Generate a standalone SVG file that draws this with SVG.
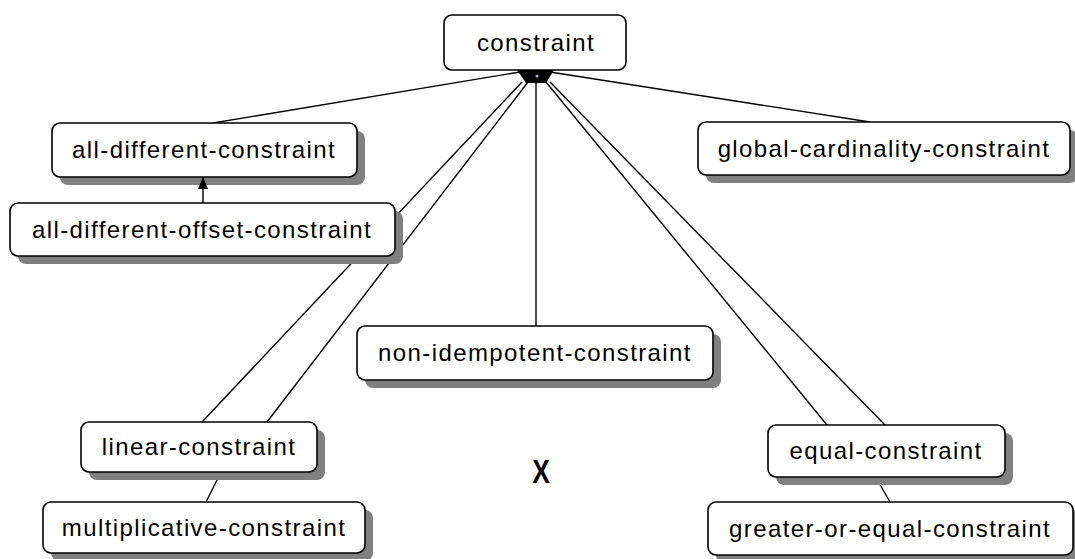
<svg xmlns="http://www.w3.org/2000/svg" width="1075" height="559" viewBox="0 0 1075 559">
  <style>
    .box { fill: #ffffff; stroke: #000000; stroke-width: 1.6; }
    .shadow { fill: #808080; }
    .label { font-family: "Liberation Sans", Arial, sans-serif; font-size: 24px; letter-spacing: 1.4px; fill: #000000; text-anchor: middle; }
    .link { stroke: #000000; stroke-width: 1.4; fill: none; }
  </style>
  <defs>
    <marker id="tri" markerWidth="12" markerHeight="10" refX="12" refY="5" orient="auto" markerUnits="userSpaceOnUse">
      <path d="M0,0 L12,5 L0,10 Z" fill="#000000"/>
    </marker>
  </defs>
  <rect width="1075" height="559" fill="#ffffff"/>

  <g id="connectors">
    <line class="link" x1="520" y1="72" x2="213" y2="123"/>
    <line class="link" x1="550" y1="72" x2="870" y2="122"/>
    <line class="link" x1="522" y1="82" x2="202" y2="422"/>
    <line class="link" x1="528" y1="82" x2="267" y2="422"/>
    <line class="link" x1="536" y1="82" x2="536" y2="326"/>
    <line class="link" x1="546" y1="82" x2="827" y2="425"/>
    <line class="link" x1="550" y1="82" x2="885" y2="425"/>
    <line class="link" x1="222" y1="470" x2="206" y2="502"/>
    <line class="link" x1="874" y1="474" x2="890" y2="502"/>
    <!-- aggregation hub under the root node -->
    <polygon points="517,70 554,70 546,83 526,83" fill="#000000"/>
    <circle cx="537" cy="76" r="1.5" fill="#9fb4d0"/>
  </g>

  <g id="n-constraint">
    <rect class="box" x="444" y="15" width="182" height="55" rx="8"/>
    <text class="label" x="536" y="51">constraint</text>
  </g>

  <g id="n-all-different">
    <rect class="shadow" x="60" y="131" width="305" height="54" rx="8"/>
    <rect class="box" x="52" y="123" width="305" height="54" rx="8"/>
    <text class="label" x="204" y="158">all-different-constraint</text>
  </g>

  <g id="n-all-different-offset">
    <rect class="shadow" x="18" y="211" width="385" height="53" rx="8"/>
    <rect class="box" x="10" y="203" width="385" height="53" rx="8"/>
    <text class="label" x="202" y="238">all-different-offset-constraint</text>
  </g>

  <g id="n-global-cardinality">
    <rect class="shadow" x="706" y="130" width="372" height="53" rx="8"/>
    <rect class="box" x="698" y="122" width="372" height="53" rx="8"/>
    <text class="label" x="884" y="157">global-cardinality-constraint</text>
  </g>

  <g id="n-non-idempotent">
    <rect class="shadow" x="365" y="334" width="356" height="54" rx="8"/>
    <rect class="box" x="357" y="326" width="356" height="54" rx="8"/>
    <text class="label" x="535" y="361">non-idempotent-constraint</text>
  </g>

  <g id="n-linear">
    <rect class="shadow" x="89" y="430" width="236" height="50" rx="8"/>
    <rect class="box" x="81" y="422" width="236" height="50" rx="8"/>
    <text class="label" x="199" y="455">linear-constraint</text>
  </g>

  <g id="n-multiplicative">
    <rect class="shadow" x="51" y="510" width="322" height="51" rx="8"/>
    <rect class="box" x="43" y="502" width="322" height="51" rx="8"/>
    <text class="label" x="204" y="536">multiplicative-constraint</text>
  </g>

  <g id="n-equal">
    <rect class="shadow" x="776" y="433" width="237" height="52" rx="8"/>
    <rect class="box" x="768" y="425" width="237" height="52" rx="8"/>
    <text class="label" x="886" y="459">equal-constraint</text>
  </g>

  <g id="n-greater-or-equal">
    <rect class="shadow" x="716" y="510" width="365" height="53" rx="8"/>
    <rect class="box" x="708" y="502" width="365" height="53" rx="8"/>
    <text class="label" x="890" y="537">greater-or-equal-constraint</text>
  </g>

  <!-- inheritance arrow drawn over the parent's shadow -->
  <g id="connectors-over">
    <line class="link" x1="203" y1="203" x2="203" y2="177" marker-end="url(#tri)"/>
  </g>

  <text x="541" y="483" font-family="Liberation Sans, Arial, sans-serif" font-size="33" font-weight="bold" text-anchor="middle" transform="translate(541 0) scale(0.8 1) translate(-541 0)">X</text>
</svg>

§ **WORK INSTRUCTIONS**:
Retype the listing exactly. Pictures do not belong in the copy.

§ **WRITTEN ANSWER**:
Generate a standalone SVG file that draws this with SVG.
<svg xmlns="http://www.w3.org/2000/svg" width="1075" height="559" viewBox="0 0 1075 559">
  <style>
    .box { fill: #ffffff; stroke: #000000; stroke-width: 1.6; }
    .shadow { fill: #808080; }
    .label { font-family: "Liberation Sans", Arial, sans-serif; font-size: 24px; letter-spacing: 1.4px; fill: #000000; text-anchor: middle; }
    .link { stroke: #000000; stroke-width: 1.4; fill: none; }
  </style>
  <defs>
    <marker id="tri" markerWidth="12" markerHeight="10" refX="12" refY="5" orient="auto" markerUnits="userSpaceOnUse">
      <path d="M0,0 L12,5 L0,10 Z" fill="#000000"/>
    </marker>
  </defs>
  <rect width="1075" height="559" fill="#ffffff"/>

  <g id="connectors">
    <line class="link" x1="520" y1="72" x2="213" y2="123"/>
    <line class="link" x1="550" y1="72" x2="870" y2="122"/>
    <line class="link" x1="522" y1="82" x2="202" y2="422"/>
    <line class="link" x1="528" y1="82" x2="267" y2="422"/>
    <line class="link" x1="536" y1="82" x2="536" y2="326"/>
    <line class="link" x1="546" y1="82" x2="827" y2="425"/>
    <line class="link" x1="550" y1="82" x2="885" y2="425"/>
    <line class="link" x1="222" y1="470" x2="206" y2="502"/>
    <line class="link" x1="874" y1="474" x2="890" y2="502"/>
    <!-- aggregation hub under the root node -->
    <polygon points="517,70 554,70 546,83 526,83" fill="#000000"/>
    <circle cx="537" cy="76" r="1.5" fill="#9fb4d0"/>
  </g>

  <g id="n-constraint">
    <rect class="box" x="444" y="15" width="182" height="55" rx="8"/>
    <text class="label" x="536" y="51">constraint</text>
  </g>

  <g id="n-all-different">
    <rect class="shadow" x="60" y="131" width="305" height="54" rx="8"/>
    <rect class="box" x="52" y="123" width="305" height="54" rx="8"/>
    <text class="label" x="204" y="158">all-different-constraint</text>
  </g>

  <g id="n-all-different-offset">
    <rect class="shadow" x="18" y="211" width="385" height="53" rx="8"/>
    <rect class="box" x="10" y="203" width="385" height="53" rx="8"/>
    <text class="label" x="202" y="238">all-different-offset-constraint</text>
  </g>

  <g id="n-global-cardinality">
    <rect class="shadow" x="706" y="130" width="372" height="53" rx="8"/>
    <rect class="box" x="698" y="122" width="372" height="53" rx="8"/>
    <text class="label" x="884" y="157">global-cardinality-constraint</text>
  </g>

  <g id="n-non-idempotent">
    <rect class="shadow" x="365" y="334" width="356" height="54" rx="8"/>
    <rect class="box" x="357" y="326" width="356" height="54" rx="8"/>
    <text class="label" x="535" y="361">non-idempotent-constraint</text>
  </g>

  <g id="n-linear">
    <rect class="shadow" x="89" y="430" width="236" height="50" rx="8"/>
    <rect class="box" x="81" y="422" width="236" height="50" rx="8"/>
    <text class="label" x="199" y="455">linear-constraint</text>
  </g>

  <g id="n-multiplicative">
    <rect class="shadow" x="51" y="510" width="322" height="51" rx="8"/>
    <rect class="box" x="43" y="502" width="322" height="51" rx="8"/>
    <text class="label" x="204" y="536">multiplicative-constraint</text>
  </g>

  <g id="n-equal">
    <rect class="shadow" x="776" y="433" width="237" height="52" rx="8"/>
    <rect class="box" x="768" y="425" width="237" height="52" rx="8"/>
    <text class="label" x="886" y="459">equal-constraint</text>
  </g>

  <g id="n-greater-or-equal">
    <rect class="shadow" x="716" y="510" width="365" height="53" rx="8"/>
    <rect class="box" x="708" y="502" width="365" height="53" rx="8"/>
    <text class="label" x="890" y="537">greater-or-equal-constraint</text>
  </g>

  <!-- inheritance arrow drawn over the parent's shadow -->
  <g id="connectors-over">
    <line class="link" x1="203" y1="203" x2="203" y2="177" marker-end="url(#tri)"/>
  </g>

  <text x="541" y="483" font-family="Liberation Sans, Arial, sans-serif" font-size="33" font-weight="bold" text-anchor="middle" transform="translate(541 0) scale(0.8 1) translate(-541 0)">X</text>
</svg>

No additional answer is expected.